KEN HOUSTON                 DECEMBER 6 2016

One of the biggest scandals to emerge from the financial crisis was not just the cavalier attitude of some banks but the fact that the government’s own regulatory body – the Financial Services Authority – fiddled while ‘Rome’ (in the form of RBS, HBOS, etc.) burned.

No one, of course, was ever held responsible; as in the aftermath of most government or local authority failures, it was a case of ‘lessons will be learned; time to move on, etc. etc.’

Since then the regulator has dropped the ‘S’ word in favour of the ‘C’ word yet the Financial Conduct Authority seems to be the old FSA in all but name; it continues, for example, to use the same blunt instrument to punish bank misdemeanours by piling in with multi-million fines, the ultimate victims of which are innocent private shareholders (i.e. those without block voting power) and customers.
Can someone explain what exactly the point was in fining RBS, that sick man of British banking, £56 million for a computer failure two years ago?

One hopes that the FCA will be more imaginative in dealing with ‘rent-to-own’ companies into which it is about to launch an investigation.

Rent-to-own is a modern euphemism for ‘hire-purchase’, the mechanism which the great bulk of the population once used as a means of acquiring higher-value consumer goods until the onset of credit cards and personal bank loans.
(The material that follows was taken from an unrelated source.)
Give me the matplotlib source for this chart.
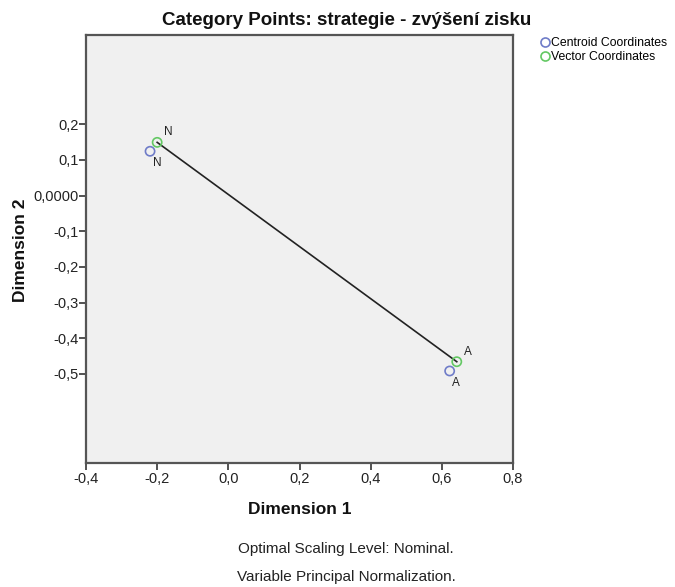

Consequently, rent-to-own is now focussed on people who, because of low incomes or poor credit ratings, do not qualify for a Visa or MasterCard nor a bank loan.

Concerns have been raised that the rent-to-own companies apply excessive charges, the cost of goods sometimes equating to three times the cash price average, accusations which the sector counters by pointing out that the credit risk of its customer base is about three times the average.
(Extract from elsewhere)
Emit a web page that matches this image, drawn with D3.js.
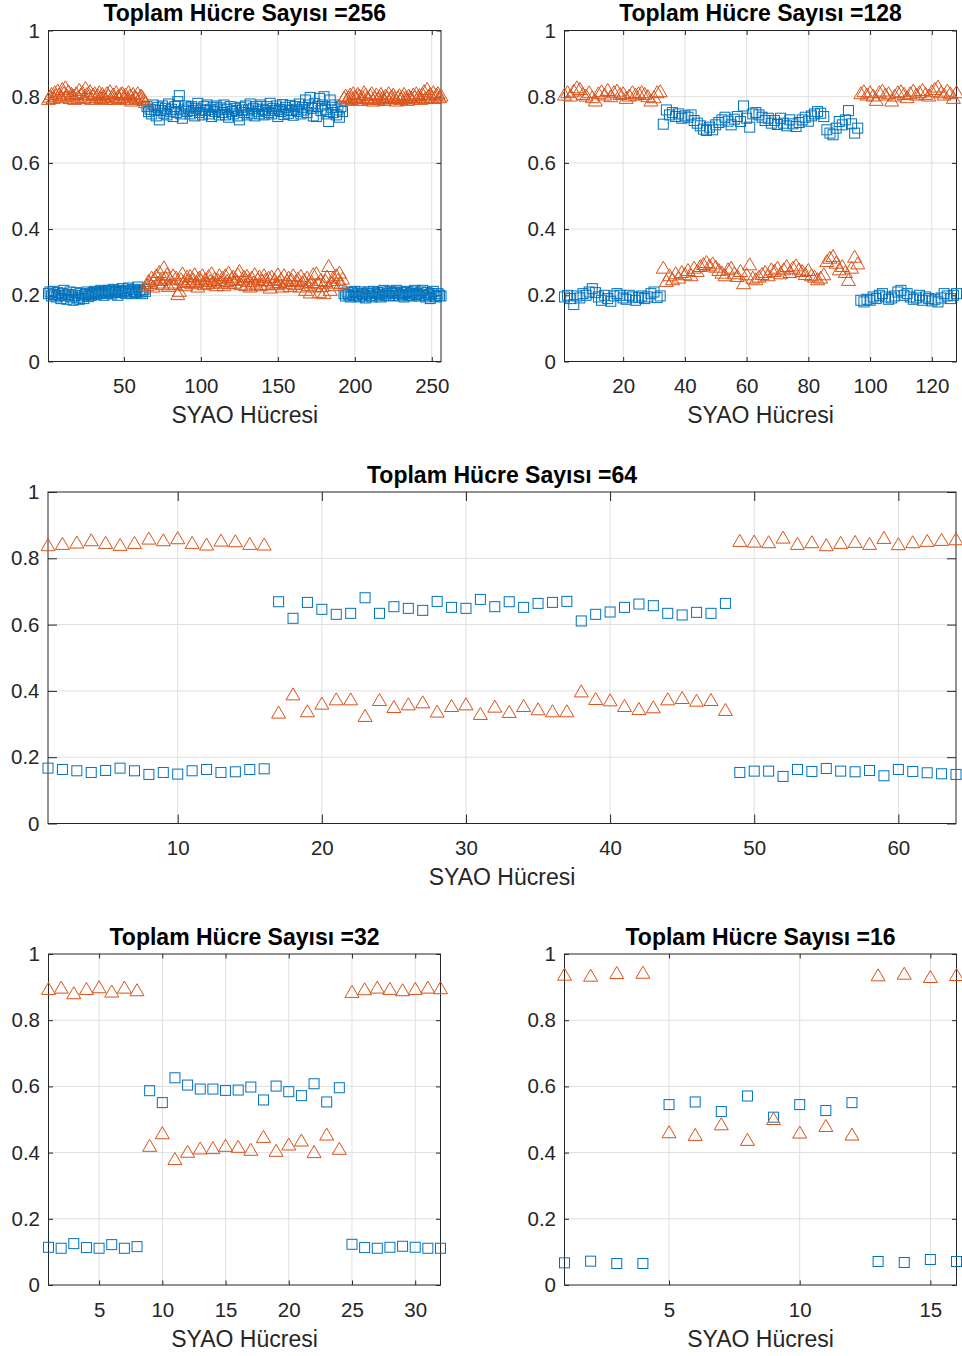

Andrew Bailey, chief executive of the FCA, raised the possibility that rent-to own retailers might become subject to a cap on charges but insisted this would be very much a last resort.

“The price cap is very much the thing we do when all other price measures don’t look very promising,” Mr Bailey told the BBC. “So we would start elsewhere, and work our way through the possible remedies.”
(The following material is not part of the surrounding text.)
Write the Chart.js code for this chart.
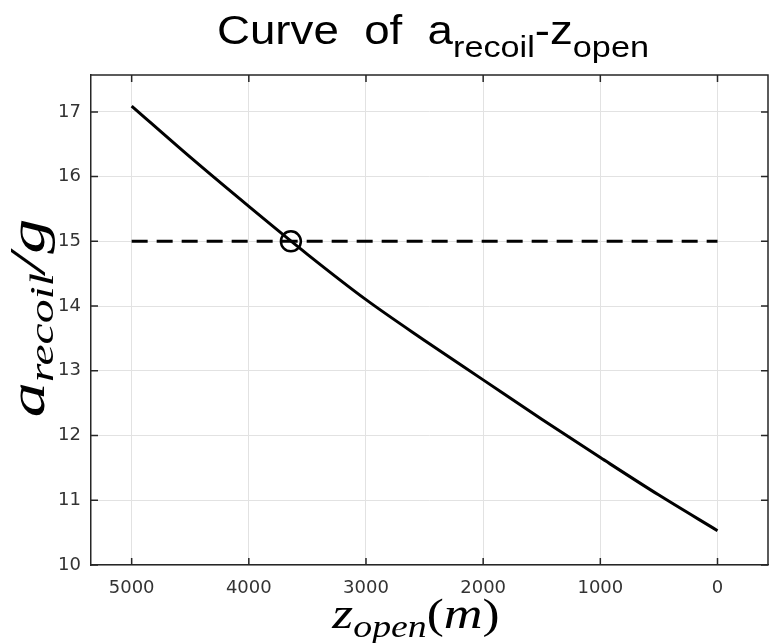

Sounds a bit airy fairy if you ask me. But then this may have something to do with the fact that FCA involvement follows pressure from Citizens Advice, which is strongly in favour of a price cap.

So is this investigation simply the FCA ‘going through the motions’ to placate the self-styled consumer protectors at CA…..or does the FCA see the rent-to- own sector as a soft target which provides an opportunity to show it still has relevance?

As for Citizens Advice, in addition to bashing suppliers, perhaps it should live up to its name by promoting this particularly sound form of consumer wisdom: “Don’t buy on tick what you cannot afford to pay back.”

While not in any way justifying the charges imposed by rent-to-own companies, they do operate within the regulated market and give poorer people access to white goods that are no longer considered luxuries but essential to daily life.

But let’s be honest, rent-to-own products are not simply confined to essentials such as washing machines or refrigerators.

At one of the leading retailers, Bright House, you can buy Thrustmaster TX Ferrari 458 Racing Wheel Bundle (a digital game box and accessories apparently) for £339.98 (including a service agreement). On credit, the option one assumes most customers take, the cost is £624 spread over two years – an interest rate of 99.9 per cent.

For someone struggling to make ends meet this might not be the wisest of buys. Yet I bet it won’t deter thousands of rent-to-own customers snapping up this and similar gadgets in the run-up to Christmas, without a thought given to the first statement that will inevitably arrive with a dull thud through the letterbox sometime in January.

While the CA website says plenty about getting out of debt there’s next to nothing about avoiding falling into debt in the first place.

So perhaps Citizens Advice should balance its criticism of the rent-to-own sector by emphasising to individuals the need to live within one’s means and accepting personal responsibility for one’s own actions.


With Brexiteers taking a bit of a bashing of late in the courts, parliament and the media, it was great to see someone from Scotland perform a brilliant put down in response to a pro-Remain spoof in the satirical magazine Private Eye.

For the last but one issue, the posh boys at the Eye thought it would be a jolly jape to illustrate the front page thus: the top half devoted to the Leave campaign’s big red battle bus back in June; the bottom half showing a clapped-out bus lying derelict on a remote croft some months later. The metaphor was glaringly obvious.

In the following issue, however, the magazine was brought down to size by reader Peter Myers, based in Aberdeenshire, who wrote to say that the 40-year-old derelict bus had been bodied at the Falkirk factory of Alexander (now Alexander Dennis), a company which today, he pointed out, has a healthy overseas order book.

Mr Myers went on: “None of its sophisticated and highly-rated buses is bought by our dearly beloved friends in the EU but instead are built for operators in Australia, Canada, Hong Kong, Malaysia, New Zealand, Singapore and the US.”

Cue, faces at Private Eye redder than the Brexit battle bus?